** start of PROVIDED DATA **

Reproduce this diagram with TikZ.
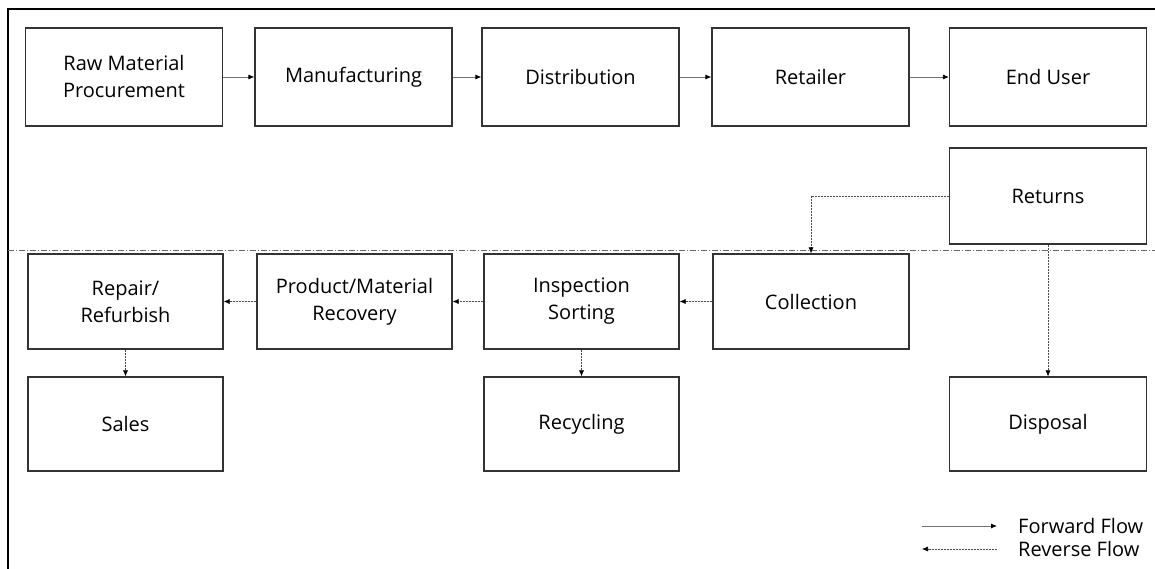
\documentclass[tikz,border=0pt]{standalone}
\usepackage{fontspec}
\setmainfont{Open Sans}
\usetikzlibrary{arrows.meta}
\begin{document}
\begin{tikzpicture}[x=1pt,y=-1pt,
  box/.style={draw=black!80, line width=1.2pt, minimum width=197pt, align=center, font=\fontsize{20}{27}\selectfont, inner sep=0pt},
  fwd/.style={draw=black!55, line width=0.8pt, -{Latex[length=6pt,width=5pt,black]}},
  rev/.style={draw=black!70, line width=0.6pt, dash pattern=on 2pt off 1pt, -{Latex[length=6pt,width=5pt,black]}},
  lbl/.style={anchor=west, font=\fontsize{20}{24}\selectfont, inner sep=0pt}]
\useasboundingbox (0,0) rectangle (1155,569);
\fill[white] (0,0) rectangle (1155,569);
% frame
\draw[line width=1.2pt] (8,569) -- (8,9) -- (1155,9);
% divider
\draw[black!60, line width=0.6pt, dash pattern=on 6pt off 2pt on 1pt off 2pt] (8,250) -- (1155,250);
% row 1
\node[box, minimum height=98pt] (raw) at (124,77) {Raw Material\\Procurement};
\node[box, minimum height=98pt] (man) at (353.5,77) {Manufacturing};
\node[box, minimum height=98pt] (dis) at (580.5,77) {Distribution};
\node[box, minimum height=98pt] (ret) at (810.5,77) {Retailer};
\node[box, minimum height=98pt] (end) at (1048,77) {End User};
\node[box, minimum height=96pt] (rtn) at (1048,196) {Returns};
% row 2
\node[box, minimum width=195pt, minimum height=95pt] (rep) at (125.5,301.5) {Repair/\\Refurbish};
\node[box, minimum width=195pt, minimum height=95pt] (pro) at (354.5,301.5) {Product/Material\\Recovery};
\node[box, minimum width=195pt, minimum height=95pt] (ins) at (581.5,301.5) {Inspection\\Sorting};
\node[box, minimum width=196pt, minimum height=95pt] (col) at (811,301.5) {Collection};
% row 3
\node[box, minimum width=195pt, minimum height=94pt] (sal) at (125.5,424) {Sales};
\node[box, minimum width=195pt, minimum height=94pt] (rec) at (581.5,424) {Recycling};
\node[box, minimum height=94pt] (dsp) at (1048,424) {Disposal};
% forward arrows
\draw[fwd] (raw) -- (man);
\draw[fwd] (man) -- (dis);
\draw[fwd] (dis) -- (ret);
\draw[fwd] (ret) -- (end);
% reverse arrows
\draw[rev] (rtn.west) -| (col.north);
\draw[rev] (rtn.south) -- (dsp.north);
\draw[rev] (col) -- (ins);
\draw[rev] (ins) -- (pro);
\draw[rev] (pro) -- (rep);
\draw[rev] (rep) -- (sal);
\draw[rev] (ins) -- (rec);
% legend
\coordinate (fa) at (922,526);
\coordinate (fb) at (997,526);
\coordinate (ra) at (997,549);
\coordinate (rb) at (922,549);
\draw[fwd] (fa) -- (fb);
\draw[rev] (ra) -- (rb);
\node[lbl] (lf) at (1018,526) {Forward Flow};
\node[lbl] (lr) at (1018,549) {Reverse Flow};
\end{tikzpicture}
\end{document}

** end of PROVIDED DATA **

Omitting all images, print the listing exactly.

Reproduce this diagram with TikZ.
\documentclass[tikz,border=0pt]{standalone}
\usepackage{fontspec}
\setmainfont{Open Sans}
\usetikzlibrary{arrows.meta}
\begin{document}
\begin{tikzpicture}[x=1pt,y=-1pt,
  box/.style={draw=black!80, line width=1.2pt, minimum width=197pt, align=center, font=\fontsize{20}{27}\selectfont, inner sep=0pt},
  fwd/.style={draw=black!55, line width=0.8pt, -{Latex[length=6pt,width=5pt,black]}},
  rev/.style={draw=black!70, line width=0.6pt, dash pattern=on 2pt off 1pt, -{Latex[length=6pt,width=5pt,black]}},
  lbl/.style={anchor=west, font=\fontsize{20}{24}\selectfont, inner sep=0pt}]
\useasboundingbox (0,0) rectangle (1155,569);
\fill[white] (0,0) rectangle (1155,569);
% frame
\draw[line width=1.2pt] (8,569) -- (8,9) -- (1155,9);
% divider
\draw[black!60, line width=0.6pt, dash pattern=on 6pt off 2pt on 1pt off 2pt] (8,250) -- (1155,250);
% row 1
\node[box, minimum height=98pt] (raw) at (124,77) {Raw Material\\Procurement};
\node[box, minimum height=98pt] (man) at (353.5,77) {Manufacturing};
\node[box, minimum height=98pt] (dis) at (580.5,77) {Distribution};
\node[box, minimum height=98pt] (ret) at (810.5,77) {Retailer};
\node[box, minimum height=98pt] (end) at (1048,77) {End User};
\node[box, minimum height=96pt] (rtn) at (1048,196) {Returns};
% row 2
\node[box, minimum width=195pt, minimum height=95pt] (rep) at (125.5,301.5) {Repair/\\Refurbish};
\node[box, minimum width=195pt, minimum height=95pt] (pro) at (354.5,301.5) {Product/Material\\Recovery};
\node[box, minimum width=195pt, minimum height=95pt] (ins) at (581.5,301.5) {Inspection\\Sorting};
\node[box, minimum width=196pt, minimum height=95pt] (col) at (811,301.5) {Collection};
% row 3
\node[box, minimum width=195pt, minimum height=94pt] (sal) at (125.5,424) {Sales};
\node[box, minimum width=195pt, minimum height=94pt] (rec) at (581.5,424) {Recycling};
\node[box, minimum height=94pt] (dsp) at (1048,424) {Disposal};
% forward arrows
\draw[fwd] (raw) -- (man);
\draw[fwd] (man) -- (dis);
\draw[fwd] (dis) -- (ret);
\draw[fwd] (ret) -- (end);
% reverse arrows
\draw[rev] (rtn.west) -| (col.north);
\draw[rev] (rtn.south) -- (dsp.north);
\draw[rev] (col) -- (ins);
\draw[rev] (ins) -- (pro);
\draw[rev] (pro) -- (rep);
\draw[rev] (rep) -- (sal);
\draw[rev] (ins) -- (rec);
% legend
\coordinate (fa) at (922,526);
\coordinate (fb) at (997,526);
\coordinate (ra) at (997,549);
\coordinate (rb) at (922,549);
\draw[fwd] (fa) -- (fb);
\draw[rev] (ra) -- (rb);
\node[lbl] (lf) at (1018,526) {Forward Flow};
\node[lbl] (lr) at (1018,549) {Reverse Flow};
\end{tikzpicture}
\end{document}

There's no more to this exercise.